The paper introduces the Decentralized Periodic Approach for Adaptive Fault Diagnosis (DP‑AFD), a fault‑diagnosis algorithm designed for distributed systems with arbitrary network topologies. Unlike traditional centralized or single‑leader schemes, DP‑AFD eliminates a single point of failure by allowing every fault‑free node to act as a temporary leader during each test cycle. In a cycle, each node sends a test message to its immediate neighbors, records whether a response is received, and classifies the fault as either software‑related or hardware‑related. Because every node is tested exactly once per cycle, the communication overhead scales as O(n·d) where n is the number of nodes and d is the average degree, which is substantially lower than the O(n²) cost of fully connected centralized approaches.
The algorithm guarantees detection of up to (n‑1) faulty nodes; as long as at least one node remains operational, the system can reconstruct a complete view of the fault status. After each cycle, all fault‑free nodes exchange their local observations, merge the information, and obtain a consistent global fault list. This periodic execution enables continuous monitoring, rapid detection of newly failed components, and timely load redistribution from faulty nodes to healthy ones.
DP‑AFD also supports dynamic membership: repaired nodes and newly added nodes can re‑enter the system and be incorporated into the diagnostic process without restarting the entire protocol. However, the paper does not detail the exact synchronization mechanism required to maintain consistency during such re‑entries, suggesting that additional protocols may be needed in practice.

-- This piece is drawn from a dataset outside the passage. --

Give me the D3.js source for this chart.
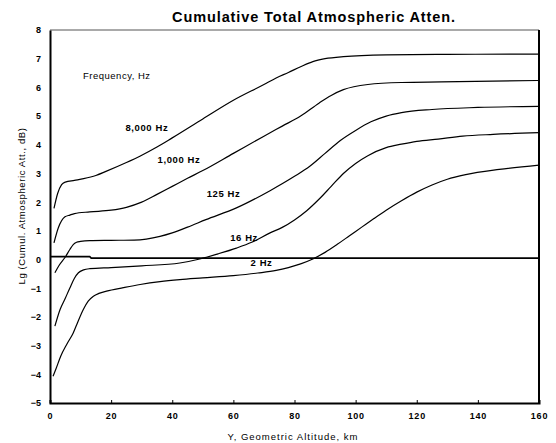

Experimental evaluation, performed via simulation across varying network sizes and fault ratios, shows that DP‑AFD achieves lower average diagnosis time, reduced message traffic, and high detection accuracy compared with conventional centralized algorithms. The results confirm that the one‑time‑per‑node testing strategy effectively curtails communication overhead while preserving comprehensive fault coverage.

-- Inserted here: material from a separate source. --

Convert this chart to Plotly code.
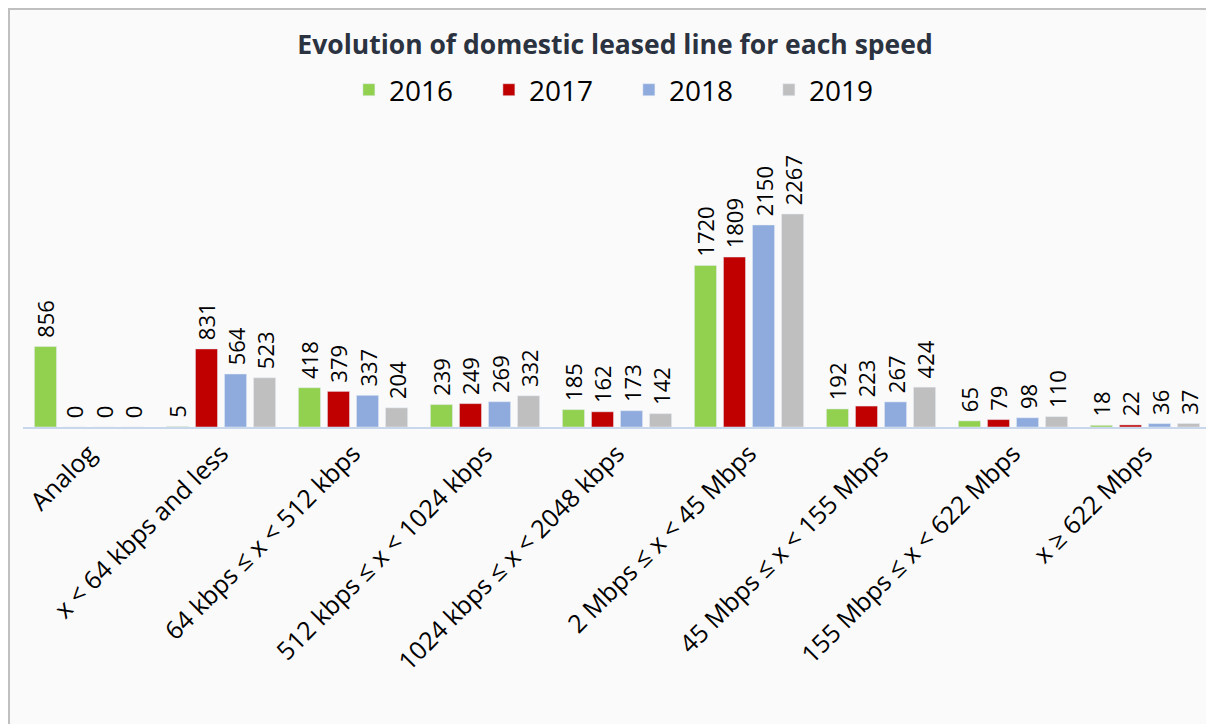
import plotly.graph_objects as go

categories = [
    "Analog",
    "x < 64 kbps and less",
    "64 kbps ≤ x < 512 kbps",
    "512 kbps ≤ x < 1024 kbps",
    "1024 kbps ≤ x < 2048 kbps",
    "2 Mbps ≤ x < 45 Mbps",
    "45 Mbps ≤ x < 155 Mbps",
    "155 Mbps ≤ x < 622 Mbps",
    "x ≥ 622 Mbps",
]
years = ["2016", "2017", "2018", "2019"]
values_2016 = [856, 5, 418, 239, 185, 1720, 192, 65, 18]
values_2017 = [0, 831, 379, 249, 162, 1809, 223, 79, 22]
values_2018 = [0, 564, 337, 269, 173, 2150, 267, 98, 36]
values_2019 = [0, 523, 204, 332, 142, 2267, 424, 110, 37]
colors = ["#92d050", "#c00000", "#8faadc", "#bfbfbf"]

fig = go.Figure()
for year, vals, col in zip(years, [values_2016, values_2017, values_2018, values_2019], colors):
    fig.add_trace(go.Bar(
        name=year,
        x=categories,
        y=vals,
        marker_color=col,
        # leading space gives a small gap between bar top and rotated label
        text=[" " + str(v) for v in vals],
        textposition="outside",
        textangle=-90,
        constraintext="none",
        cliponaxis=False,
        textfont=dict(size=22, color="#000000"),
    ))

fig.update_layout(
    width=1214,
    height=724,
    font=dict(family="Open Sans", color="#000000"),
    title=dict(
        text="<b>Evolution of domestic leased line for each speed</b>",
        x=0.5, xanchor="center", y=0.949, yanchor="middle",
        font=dict(size=26.5, color="#2b3240"),
    ),
    legend=dict(
        orientation="h", x=0.51, xanchor="center", y=1.063, yanchor="middle",
        font=dict(size=28), itemwidth=30, entrywidth=95, entrywidthmode="pixels",
        bgcolor="rgba(0,0,0,0)",
    ),
    barmode="group",
    bargap=0.12,
    bargroupgap=0.24,
    margin=dict(l=15, r=11, t=102, b=305),
    paper_bgcolor="#fafafa",
    plot_bgcolor="rgba(0,0,0,0)",
    xaxis=dict(
        tickangle=-45,
        tickfont=dict(size=25, color="#000000"),
        showline=True, linecolor="#c9d7ec", linewidth=2,
        showgrid=False, ticks="", automargin=False,
    ),
    yaxis=dict(
        range=[0, 3374], visible=False, showgrid=False, zeroline=False,
    ),
    shapes=[dict(
        type="rect", xref="paper", yref="paper",
        x0=-0.0118, x1=1.1, y0=-1.2, y1=1.3186,
        line=dict(color="#bfbfbf", width=2), fillcolor="rgba(0,0,0,0)",
        layer="below",
    )],
)

fig.write_html("out.html")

Nevertheless, the study assumes reliable communication; it does not address message loss, latency, or network partitioning, which are common in real‑world cloud, edge, or IoT deployments. Consequently, the algorithm’s robustness under adverse network conditions remains an open question. Moreover, while the theoretical bound of (n‑1) detectable faults is appealing, practical scalability to very large systems (thousands of nodes) and the impact of frequent re‑configurations warrant further investigation.

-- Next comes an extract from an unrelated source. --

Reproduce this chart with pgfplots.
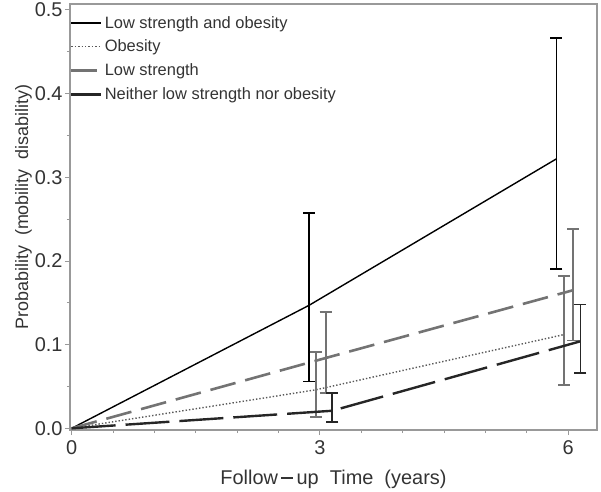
\documentclass[border=0pt]{standalone}
\usepackage{pgfplots}
\pgfplotsset{compat=1.18}
\usepackage{fontspec}
\setmainfont{Liberation Sans}
\definecolor{lsgray}{gray}{0.45}
\definecolor{obgray}{gray}{0.35}
\definecolor{framegray}{gray}{0.6}
\begin{document}
\begin{tikzpicture}
\begin{axis}[
  scale only axis,
  width=527bp, height=426bp,
  xmin=-0.02, xmax=6.35,
  ymin=-0.002, ymax=0.507,
  xtick={0,3,6},
  minor xtick={0.5,1,1.5,2,2.5,3.5,4,4.5,5,5.5},
  ytick={0,0.1,0.2,0.3,0.4,0.5},
  minor ytick={0.05,0.15,0.25,0.35,0.45},
  yticklabel style={/pgf/number format/fixed,/pgf/number format/fixed zerofill,/pgf/number format/precision=1},
  /pgf/number format/assume math mode=true,
  tick align=outside,
  xtick pos=left, ytick pos=left,
  major tick length=5bp, minor tick length=3bp,
  tick style={framegray, line width=0.8bp},
  axis line style={framegray, line width=1.2bp},
  ticklabel style={font=\fontsize{20}{22}\selectfont, text=black!80},
  xticklabel style={yshift=-2bp},
  yticklabel style={xshift=1bp},
  xlabel={Follow\,\rule[0.3em]{0.6em}{0.12em}\,up\ \ Time\ \ (years)},
  ylabel={Probability\ \ (mobility\ \ disability)},
  label style={text=black!80},
  xlabel style={font=\fontsize{20}{22}\selectfont, yshift=-9bp},
  ylabel style={font=\fontsize{18}{20}\selectfont, yshift=-4bp, xshift=10bp},
  legend style={draw=none, fill=none, at={(0,1)}, anchor=north west,
    font=\fontsize{16.5}{18.5}\selectfont, text=black!80, row sep=6.5bp,
    legend cell align=left, xshift=-3bp, yshift=-8bp},
  legend image code/.code={\path (0bp,0bp) -- (30bp,0bp); \draw[#1] (0bp,0bp) -- (25bp,0bp);},
  error bars/error bar style={solid, line width=1.8bp},
  error bars/error mark options={rotate=90, mark size=6bp, line width=1.8bp},
]
\addplot[black, line width=1.4bp,
  error bars/.cd, y dir=both, y explicit]
  coordinates {(0,0) (2.87,0.147) += (0,0.110) -= (0,0.091) (5.86,0.322) += (0,0.144) -= (0,0.132)};
\addlegendentry{Low strength and obesity}
\addplot[obgray, line width=1.4bp, dotted,
  error bars/.cd, y dir=both, y explicit,
  error bar style={lsgray, solid, line width=1.8bp},
  error mark options={rotate=90, mark size=6bp, line width=1.8bp, lsgray}]
  coordinates {(0,0) (2.95,0.046) += (0,0.045) -= (0,0.0325) (5.95,0.112) += (0,0.070) -= (0,0.0605)};
\addlegendentry{Obesity}
\addplot[lsgray, line width=2.6bp, dash pattern=on 26bp off 10bp,
  error bars/.cd, y dir=both, y explicit]
  coordinates {(0,0) (3.07,0.084) += (0,0.055) -= (0,0.042) (6.06,0.165) += (0,0.073) -= (0,0.060)};
\addlegendentry{Low strength}
\addplot[black!85, line width=2.4bp, dash pattern=on 44bp off 10bp,
  error bars/.cd, y dir=both, y explicit]
  coordinates {(0,0) (3.15,0.021) += (0,0.021) -= (0,0.0135) (6.15,0.104) += (0,0.044) -= (0,0.038)};
\addlegendentry{Neither low strength nor obesity}
\end{axis}
\pgfresetboundingbox
\path ([shift={(-70bp,-62bp)}]current axis.south west) rectangle ([shift={(4bp,4bp)}]current axis.north east);
\end{tikzpicture}
\end{document}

In summary, DP‑AFD offers an innovative blend of decentralization and periodic monitoring that is well‑suited for dynamic, resource‑constrained distributed environments. Future work should focus on enhancing fault‑tolerance against communication anomalies, formalizing re‑entry synchronization, and validating the approach in real‑world testbeds to confirm its applicability to large‑scale cloud and edge infrastructures.